I am revisiting the play episode with my grandson from my previous post entitled "picture of the year." The reason I have done that is because it has raised questions for me about the nature of play trajectories. I have added those questions as a postscript at the end of the original post. If you have already read the original post, you can skip to the end to find the postscript.
Every year I designate a photo my picture of the year. It has been a
strange year to say the least. A strange year deserves an offbeat
picture of the year. As a consequence, a photo of a humble, empty
oatmeal box is my choice for my picture of the year.
For an early childhood blogger, that would truly seem to be a peculiar or mystifying picture of the year, so let me tell you why I chose this image.
The story begins in November, November 19th to be exact. That was the date of my grandson's birthday. He received a couple of nerf guns as presents. A few days later, he came over to our house to show us one of his nerf guns. Of course, to show us his new nerf gun, he had to show us how it worked. In showing us how it worked, he haphazardly shot the gun all over the living room.
no problem with toy guns. As a child, I played with squirt guns and cap
guns on a regular basis. However, I was not in favor of the
scatter-shot nature of my grandson's play in the living room. I
suggested that we needed a target to shoot at. We went down the
basement and found an empty oatmeal box, actually six of them, that we
thought would be great for target practice.
First, my grandson set them up in the shape of a pyramid: three on the bottom; two on the next level; and one on top. We took turns trying to knock down all the boxes. My grandson then began experimenting with arranging the boxes in different configurations such as stacking all the boxes vertically on top of one another. Each new configuration presented new challenges for knocking down the boxes.
When it was time to put things away, I went down the basement stairs and asked my grandson to toss the oatmeal boxes down so I could put them away. When he threw the first one down, on a whim, I threw it right back up to him. What ensued was a raucous game of tossing the boxes up and down the basement stairs. One of our objectives was to catch each other's throw. At one point, my grandson asked to switch places. Putting away the oatmeal boxes became joyful, rowdy fun that lasted more than 15 minutes.
The play with the nerf gun may have been the starting point of my play with my grandson, but the play with the oatmeal boxes became more compelling and vital. Instead of trying to analyze why that happened, I am left with the thought that an empty oatmeal box in the hands of a child---and sometimes, an adult---offers unlimited possibilities for play trajectories. And that is why the photo of humble, empty oatmeal box is my "picture of the year."
Happy New Year. May the new year be filled with many unexpected and unpredictable play trajectories that bring some sparks of joy into your life.

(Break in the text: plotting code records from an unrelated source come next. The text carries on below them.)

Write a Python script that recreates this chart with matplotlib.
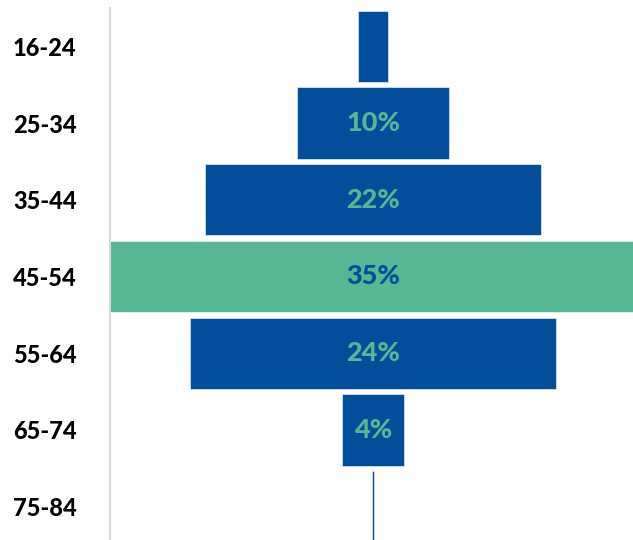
import matplotlib.pyplot as plt

plt.rcParams['font.family'] = ['Lato', 'DejaVu Sans']

age_groups = ["16-24", "25-34", "35-44", "45-54", "55-64", "65-74", "75-84"]
shares = [2, 10, 22, 35, 24, 4, 0.15]
labels = ["", "10%", "22%", "35%", "24%", "4%", ""]
highlight = "45-54"

BLUE = "#034E9B"
GREEN = "#55B794"

fig = plt.figure(figsize=(6.33, 5.4), dpi=100)
# plot area runs a little past the right and bottom edges of the figure
ax = fig.add_axes([110 / 633, -5 / 540, 526 / 633, 537 / 540])

ypos = list(range(len(age_groups)))
colors = [GREEN if g == highlight else BLUE for g in age_groups]
lefts = [-v / 2 for v in shares]
ax.barh(ypos, shares, left=lefts, height=0.93, color=colors,
        edgecolor="white", linewidth=0.4)

for y, g, lab in zip(ypos, age_groups, labels):
    if lab:
        ax.text(0, y, lab, ha="center", va="center", fontsize=19.5,
                fontweight="black", color=BLUE if g == highlight else GREEN)

ax.set_xlim(-17.2, 17.2)
ax.set_ylim(len(age_groups) - 0.5, -0.5)
ax.set_yticks(ypos)
ax.set_yticklabels(age_groups, fontsize=17, fontweight="black")
ax.tick_params(axis="y", length=0, pad=24)
ax.set_xticks([])
for s in ["top", "right", "bottom"]:
    ax.spines[s].set_visible(False)
ax.spines["left"].set_color("#D9D9D9")
ax.spines["left"].set_linewidth(1.5)

fig.savefig("out.png", dpi=100)
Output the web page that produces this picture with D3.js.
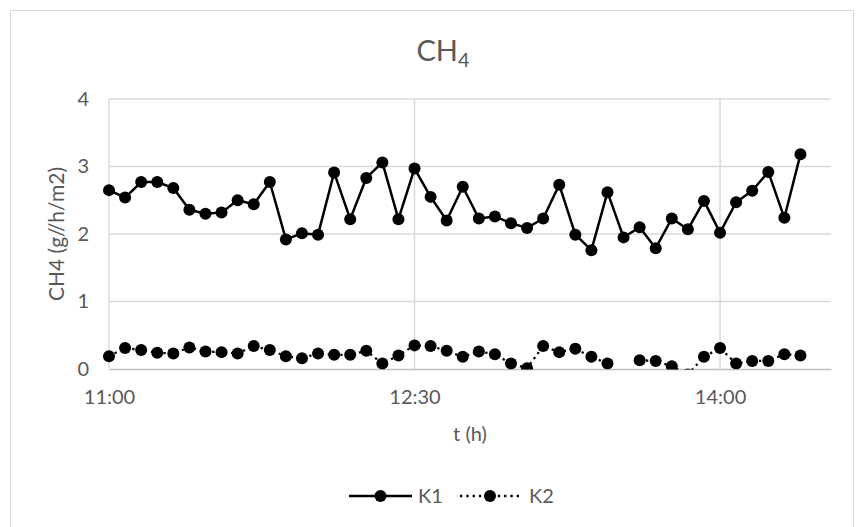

I have been thinking about this play episode with my grandson. For me, many questions remain about how the flow seemed to be seamless with multiple tangents. For instance, why did my grandson accept my suggestion to search for a target instead of just continuing with his scatter-shot approach to demonstrating the power of his new nerf gun? Was it because he welcomed the idea of a more focused action? Did he sense that his scatter-shot approach would be shut down because it was uncertain what was an acceptable target?
What happened after we chose a target also raised several questions for me. Why didn’t we just settle on one configuration of the oatmeal boxes for target practice? After we knocked down one configuration, why did my grandson continually construct different configurations? And why, with each new configuration did he feel the need to make up rules about what constituted a hit? For example, was knocking over the box better than just hitting the box? Did the need to define a hit declare his need to keep score? And what is it about target practice that made him want to keep score?
What happened for our cleanup operations also raised several questions for me. Why did I throw the first oatmeal box back up the stairs? My grandson and I do have a habit of playing catch and even playing catch up and down sets of stairs, but that has always been with a ball. Was this just a way to keep our play going? And why did this play again take on a competitive nature? We did not keep score who caught how many boxes, but we did experiment with throwing the boxes harder or higher or bouncing them off the steps to make the other person miss. Was the competition important for keeping this trajectory of play going? Were we also competing to see who could come up with the most unique way to throw the box?
Even though I cannot answer my own questions, I have used
this reflective exercise in good faith. What I see is that there are moments during
play when multiple possibilities present themselves. The decision to explore one possibility over
others is made in those moments. That may
not mean that the other possibilities are lost.
There is always the possibility that we will again throw oatmeal boxes
up and down the basement stairs, but if we do, it will never be the same as this
first time. That is because genuine play trajectories unfold moment by moment; they are expansive rather than restrictive. They are often unpredictable, full of surprises and full of joy.